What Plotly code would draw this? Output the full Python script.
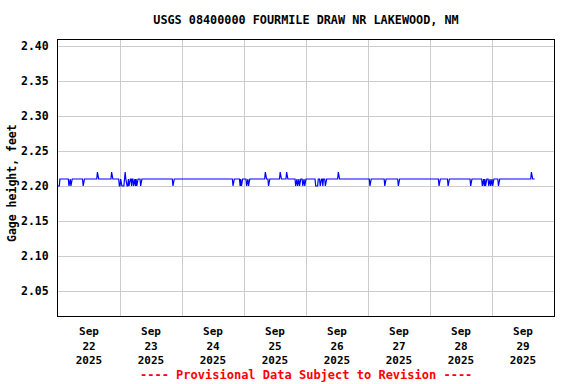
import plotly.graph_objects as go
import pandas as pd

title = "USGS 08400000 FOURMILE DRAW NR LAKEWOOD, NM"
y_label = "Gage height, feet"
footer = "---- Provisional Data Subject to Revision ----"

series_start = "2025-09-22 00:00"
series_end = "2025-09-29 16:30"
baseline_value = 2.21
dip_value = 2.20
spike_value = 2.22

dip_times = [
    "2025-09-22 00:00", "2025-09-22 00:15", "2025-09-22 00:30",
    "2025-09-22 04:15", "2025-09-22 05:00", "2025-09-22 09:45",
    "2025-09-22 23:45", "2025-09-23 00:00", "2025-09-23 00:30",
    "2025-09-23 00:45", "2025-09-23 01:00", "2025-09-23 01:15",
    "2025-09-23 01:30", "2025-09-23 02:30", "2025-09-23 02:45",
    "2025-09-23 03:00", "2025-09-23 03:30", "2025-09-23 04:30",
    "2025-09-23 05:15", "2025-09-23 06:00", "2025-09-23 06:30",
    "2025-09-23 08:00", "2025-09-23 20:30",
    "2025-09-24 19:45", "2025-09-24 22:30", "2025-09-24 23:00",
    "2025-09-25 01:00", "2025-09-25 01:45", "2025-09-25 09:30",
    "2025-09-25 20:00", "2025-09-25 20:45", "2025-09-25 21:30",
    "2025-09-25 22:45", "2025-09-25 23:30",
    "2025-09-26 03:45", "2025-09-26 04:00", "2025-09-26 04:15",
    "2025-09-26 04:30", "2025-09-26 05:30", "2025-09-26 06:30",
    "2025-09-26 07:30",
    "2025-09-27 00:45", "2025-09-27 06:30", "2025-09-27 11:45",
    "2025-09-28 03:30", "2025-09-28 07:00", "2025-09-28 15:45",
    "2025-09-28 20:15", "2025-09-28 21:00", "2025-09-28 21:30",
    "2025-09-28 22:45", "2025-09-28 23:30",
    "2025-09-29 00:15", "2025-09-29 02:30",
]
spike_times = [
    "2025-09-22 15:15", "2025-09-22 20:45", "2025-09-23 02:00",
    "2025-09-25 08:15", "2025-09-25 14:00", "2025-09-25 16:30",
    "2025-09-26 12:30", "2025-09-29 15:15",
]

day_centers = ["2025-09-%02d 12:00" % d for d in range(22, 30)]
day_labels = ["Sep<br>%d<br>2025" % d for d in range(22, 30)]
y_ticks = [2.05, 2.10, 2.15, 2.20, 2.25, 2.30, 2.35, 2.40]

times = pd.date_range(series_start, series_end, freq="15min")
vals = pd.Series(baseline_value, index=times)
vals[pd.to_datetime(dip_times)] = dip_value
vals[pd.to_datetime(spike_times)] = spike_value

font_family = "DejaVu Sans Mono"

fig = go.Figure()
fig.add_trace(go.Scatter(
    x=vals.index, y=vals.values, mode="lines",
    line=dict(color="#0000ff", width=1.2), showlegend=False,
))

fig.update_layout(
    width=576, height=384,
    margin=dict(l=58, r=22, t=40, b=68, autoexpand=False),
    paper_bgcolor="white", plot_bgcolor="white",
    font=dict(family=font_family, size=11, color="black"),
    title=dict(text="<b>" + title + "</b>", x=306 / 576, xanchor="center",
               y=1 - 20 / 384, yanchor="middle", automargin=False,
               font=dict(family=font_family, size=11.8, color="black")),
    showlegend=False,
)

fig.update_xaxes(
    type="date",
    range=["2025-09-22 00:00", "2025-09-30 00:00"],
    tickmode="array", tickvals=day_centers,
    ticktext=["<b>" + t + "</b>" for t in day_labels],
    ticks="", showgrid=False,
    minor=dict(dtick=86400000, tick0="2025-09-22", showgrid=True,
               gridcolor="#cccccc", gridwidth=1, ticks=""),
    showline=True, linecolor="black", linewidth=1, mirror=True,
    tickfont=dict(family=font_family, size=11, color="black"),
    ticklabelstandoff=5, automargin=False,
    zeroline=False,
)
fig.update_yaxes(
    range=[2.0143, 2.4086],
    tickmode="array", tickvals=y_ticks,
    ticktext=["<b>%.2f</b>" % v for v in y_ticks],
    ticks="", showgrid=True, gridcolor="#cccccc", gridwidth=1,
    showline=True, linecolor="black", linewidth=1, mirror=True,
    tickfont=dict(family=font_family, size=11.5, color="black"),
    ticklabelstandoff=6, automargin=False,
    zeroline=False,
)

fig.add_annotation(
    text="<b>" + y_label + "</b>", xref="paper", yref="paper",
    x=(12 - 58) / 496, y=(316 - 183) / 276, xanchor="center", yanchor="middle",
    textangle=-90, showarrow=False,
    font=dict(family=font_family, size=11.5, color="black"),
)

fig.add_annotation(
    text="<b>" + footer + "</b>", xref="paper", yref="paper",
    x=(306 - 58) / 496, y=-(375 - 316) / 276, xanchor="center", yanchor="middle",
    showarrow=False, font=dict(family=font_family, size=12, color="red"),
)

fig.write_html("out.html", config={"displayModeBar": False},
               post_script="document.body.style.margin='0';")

* * * * * * * * *

Exercise: Your task is to return the lines above, from the first one up to and including the line containing "spike_value = 2.22", minus any pictures.

Reply to the exercise:
What Plotly code would draw this? Output the full Python script.
import plotly.graph_objects as go
import pandas as pd

title = "USGS 08400000 FOURMILE DRAW NR LAKEWOOD, NM"
y_label = "Gage height, feet"
footer = "---- Provisional Data Subject to Revision ----"

series_start = "2025-09-22 00:00"
series_end = "2025-09-29 16:30"
baseline_value = 2.21
dip_value = 2.20
spike_value = 2.22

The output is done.